My friends and I dined on the rooftop at Misfah Old House, the first house opened for tourists in 2009. I enjoyed the Old House decor with hanging, circular wicker placemats and red and black tablecloths. More placemats lined the wall along with old used clay pottery water storage jugs.
Two of my favorite dishes here were the spinach-flavored lentils and the cauliflower fry. The cauliflower was lightly and crispy with perhaps a hint of paprika. If you dine here, try the date cookies with coconut flakes on top if they are on the buffet menu. They are amazing.
Rogan Cafe’s three floors are likewise decorated with hanging clay water jugs, wicker bags, silver kettles, and clay water pitchers.

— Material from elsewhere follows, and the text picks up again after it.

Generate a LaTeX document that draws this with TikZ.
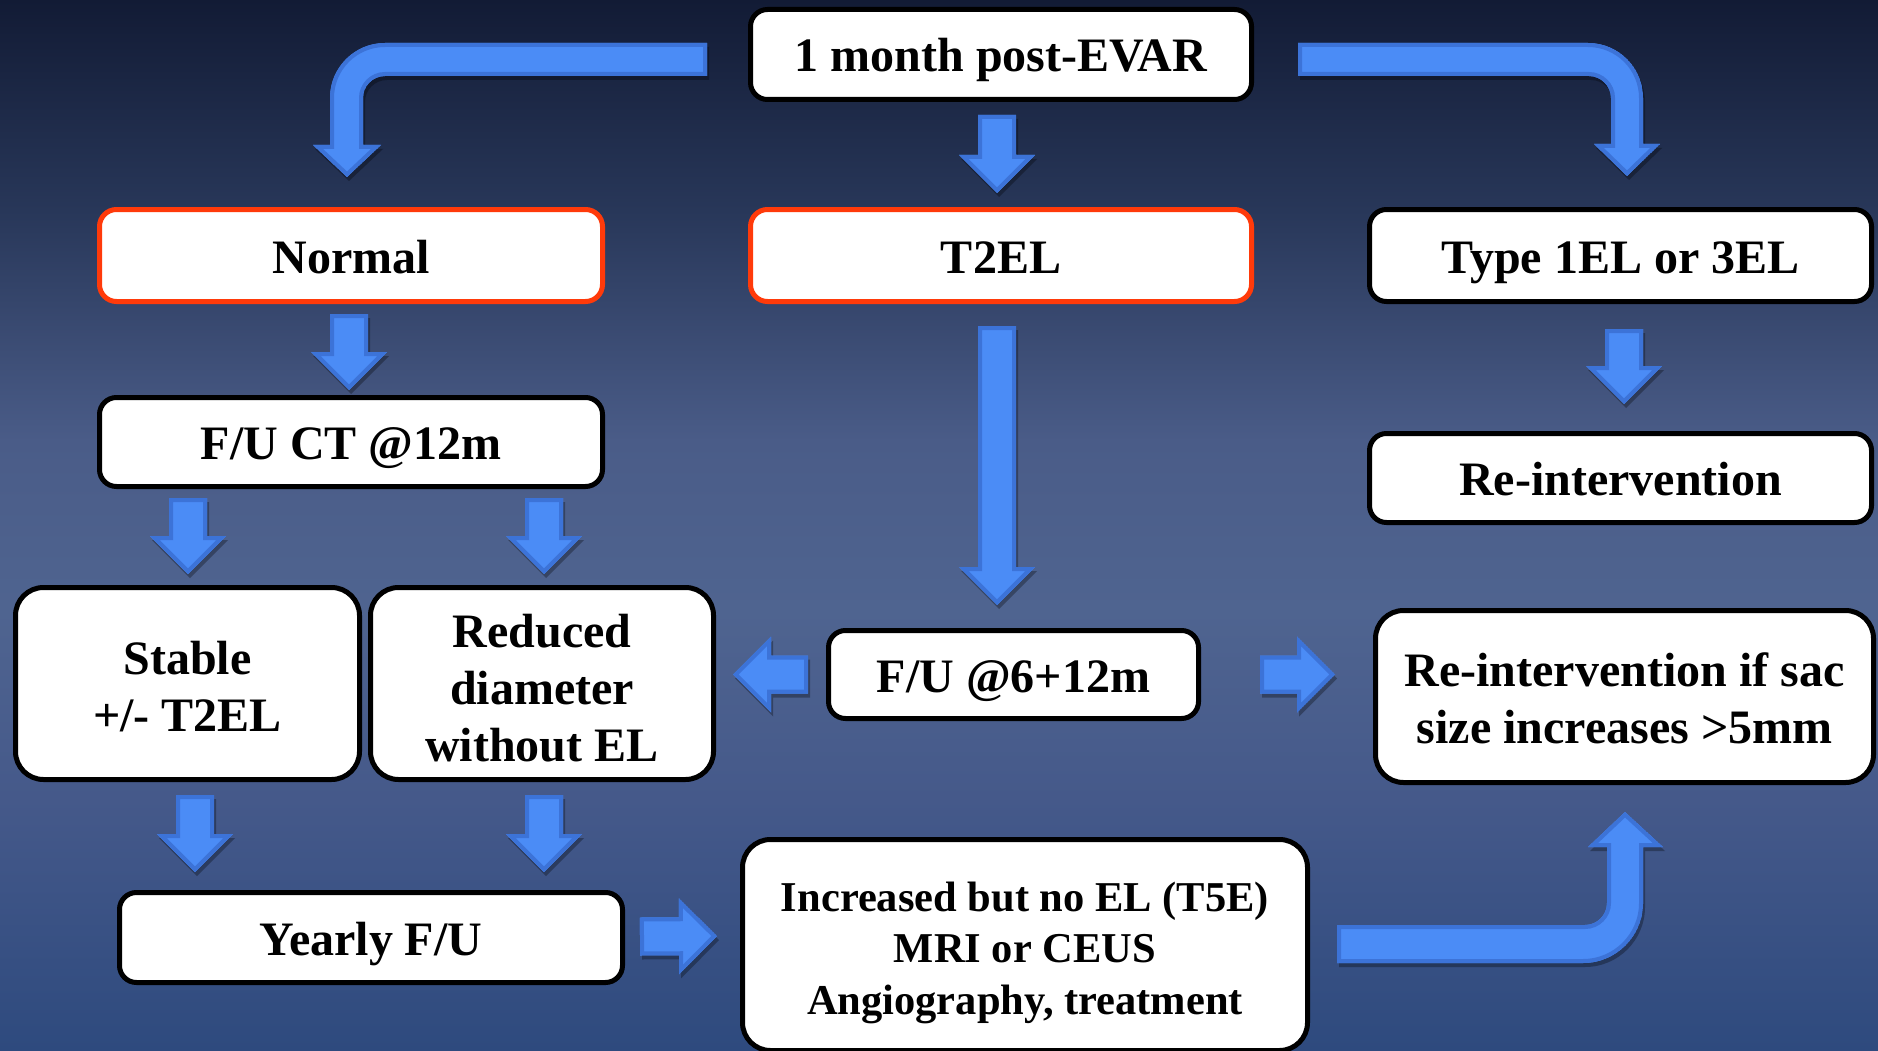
\documentclass[tikz,border=0pt]{standalone}
\usepackage{fontspec}
\setmainfont{Liberation Serif}
\usetikzlibrary{calc}
\definecolor{arrowmain}{HTML}{4B8CF6}
\definecolor{arrowrim}{HTML}{3C73D8}
\definecolor{redborder}{HTML}{FF3A0A}
\definecolor{bgA}{HTML}{2E4A7E}
\definecolor{bgB}{HTML}{45598A}
\definecolor{bgC}{HTML}{4F6490}
\definecolor{bgD}{HTML}{4A5C88}
\definecolor{bgE}{HTML}{283759}
\definecolor{bgF}{HTML}{121B35}
\pgfdeclareverticalshading{bgshade}{100bp}{color(0bp)=(bgA); color(25bp)=(bgA); color(37bp)=(bgB); color(46bp)=(bgC); color(54bp)=(bgD); color(65bp)=(bgE); color(75bp)=(bgF); color(100bp)=(bgF)}
\tikzset{
  box/.style={draw=black, line width=5pt, fill=white, rounded corners=17pt, inner sep=0pt, align=center, font=\bfseries\fontsize{48}{57}\selectfont},
  oneline/.style={text height=39pt, text depth=4pt},
  redbox/.style={box, oneline, draw=redborder},
  tallbox/.style={box, rounded corners=28pt},
  shadowfill/.style={fill=black, opacity=.3},
}
\def\barrpath{(0,-19) -- ({\barLen-38},-19) -- ({\barLen-38},-38) -- (\barLen,0) -- ({\barLen-38},38) -- ({\barLen-38},19) -- (0,19) -- cycle}
\newcommand\barr[2]{%
  \path let \p1=#1, \p2=#2 in \pgfextra{%
    \pgfmathsetmacro\barAng{atan2(\y2-\y1,\x2-\x1)}%
    \pgfmathsetmacro\barLen{veclen(\x2-\x1,\y2-\y1)}%
    \pgfmathsetmacro\barX{\x1}\pgfmathsetmacro\barY{\y1}%
    \xdef\barAng{\barAng}\xdef\barLen{\barLen}\xdef\barX{\barX}\xdef\barY{\barY}};
  \begin{scope}[shift={(\barX pt + 2pt, \barY pt - 4pt)}, rotate=\barAng]
    \fill[shadowfill] \barrpath;
  \end{scope}
  \begin{scope}[shift={(\barX pt, \barY pt)}, rotate=\barAng]
    \begin{scope}
      \clip \barrpath;
      \fill[arrowmain] \barrpath;
      \draw[arrowrim, line width=8pt] \barrpath;
    \end{scope}
  \end{scope}}
\newcommand\bentarr[1]{%
  \fill[shadowfill, shift={(2,4)}] #1;
  \begin{scope}
    \clip #1;
    \fill[arrowmain] #1;
    \draw[arrowrim, line width=8pt] #1;
  \end{scope}}
\begin{document}
\begin{tikzpicture}[x=1pt, y=-1pt]
\useasboundingbox (0,0) rectangle (1878,1051);
\shade[shading=bgshade] (0,0) rectangle (1878,1051);

% boxes
\node[box, oneline, minimum width=501pt, minimum height=90pt] (month) at (1001,54.5) {1 month post-EVAR};
\node[redbox, minimum width=503pt, minimum height=92pt] (normal) at (351,255.5) {Normal};
\node[redbox, minimum width=501pt, minimum height=92pt] (t2el) at (1001,255.5) {T2EL};
\node[box, oneline, minimum width=502pt, minimum height=92pt] (type1) at (1620.5,255.5) {Type 1EL or 3EL};
\node[box, oneline, minimum width=503pt, minimum height=89pt] (fuct) at (351,442) {F/U CT @12m};
\node[box, oneline, minimum width=502pt, minimum height=89pt] (reint) at (1620.5,478) {Re-intervention};
\node[tallbox, minimum width=344pt, minimum height=192pt] (stable) at (187.5,683.5) {\rule{0pt}{39pt}Stable\\+/- T2EL};
\node[tallbox, minimum width=343pt, minimum height=192pt] (reduced) at (542,683.5) {\rule{0pt}{43pt}Reduced\\diameter\\without EL};
\node[box, oneline, minimum width=370pt, minimum height=88pt] (fu6) at (1013.5,674.5) {F/U @6+12m};
\node[tallbox, minimum width=498pt, minimum height=172pt] (resac) at (1624.5,696.5) {\rule{0pt}{38pt}Re-intervention if sac\\size increases >5mm};
\node[box, oneline, minimum width=503pt, minimum height=90pt] (yearly) at (371,937.5) {Yearly F/U};
\node[tallbox, minimum width=565pt, minimum height=211pt, font=\bfseries\fontsize{42.5}{51.5}\selectfont] (incr) at (1025,945) {\rule{0pt}{45pt}Increased but no EL (T5E)\\MRI or CEUS\\Angiography, treatment};

% straight block arrows
\barr{($(month.south)+(-4,13)$)}{($(t2el.north)+(-4,-14)$)}
\barr{($(normal.south)+(-2,10)$)}{($(fuct.north)+(-2,-5)$)}
\barr{($(fuct.south west)+(91,9)$)}{($(stable.north)+(0.5,-11)$)}
\barr{($(fuct.south east)+(-61,9)$)}{($(reduced.north)+(2,-11)$)}
\barr{($(t2el.south)+(-4,22)$)}{($(fu6.north)+(-16.5,-23)$)}
\barr{($(type1.south)+(3.5,25)$)}{($(reint.north)+(3.5,-27)$)}
\barr{($(fu6.west)+(-18,0)$)}{($(reduced.east)+(17,-9)$)}
\barr{($(fu6.east)+(59,0)$)}{($(resac.west)+(-38,-22)$)}
\barr{($(stable.south)+(7.5,13)$)}{($(yearly.north west)+(78,-18)$)}
\barr{($(reduced.south)+(2,13)$)}{($(yearly.north west)+(427,-18)$)}
\barr{($(yearly.east)+(15,-1)$)}{($(incr.west)+(-23,-9)$)}

% bent block arrows
\bentarr{(707,43) -- (385,43) .. controls (354.6,43) and (330,67.6) .. (330,98) -- (330,145) -- (313,145) -- (347,177) -- (381,145) -- (363,145) -- (363,98) .. controls (363,85.85) and (372.85,76) .. (385,76) -- (707,76) -- cycle}
\bentarr{(1298,43) -- (1588,43) .. controls (1618.4,43) and (1643,67.6) .. (1643,98) -- (1643,144) -- (1660,144) -- (1627,176) -- (1594,144) -- (1611,144) -- (1611,98) .. controls (1611,85.85) and (1600.85,76) .. (1589,76) -- (1298,76) -- cycle}
\bentarr{(1337,925) -- (1585,925) .. controls (1597.15,925) and (1607,915.15) .. (1607,903) -- (1607,847) -- (1588,847) -- (1625,812) -- (1663,847) -- (1643,847) -- (1643,903) .. controls (1643,936.1) and (1616.1,963) .. (1583,963) -- (1337,963) -- cycle}
\end{tikzpicture}
\end{document}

Visitors can enjoy the falaj, local foliage and mountain views while sipping a delightful cup of coffee.
Shopping in the Village
If you’re heading inside the old part of Misfat, be sure to stop at the Al Misfah honey shop. One of my favorites is the frankincense-flavored honey, with a slightly smokey taste.
Guests can buy rose water and other gifts, including wicker bags and mats.
Visiting an Ancient Settlement
One site not to be missed while heading to or from Misfat Al Abriyeen is the ruins at Birkat Al Mouz, an hour and 10-minute drive away. With two sets of ruins, banana farm and scenic surroundings, the site is also home to the old falaj irrigations system now listed as a UNESCO World Heritage Site.
Harat Al Siybani is the name of the old settlement comprised of nearly fifty abandoned homes with narrow passages, staircases, and three entrances.
Check out the mud house remains with traditional wooden doors. A five-minute stroll from the ruins leads to a date tree farm.
Relax and explore this traditional village and get a glimpse into a piece of ancient life when you visit.
Yaqoob Al Abri from Misfah View ensures visitors feel very comfortable at his guesthouse.
Don’t be surprised when he says “This is your second home, so you are welcome anytime.”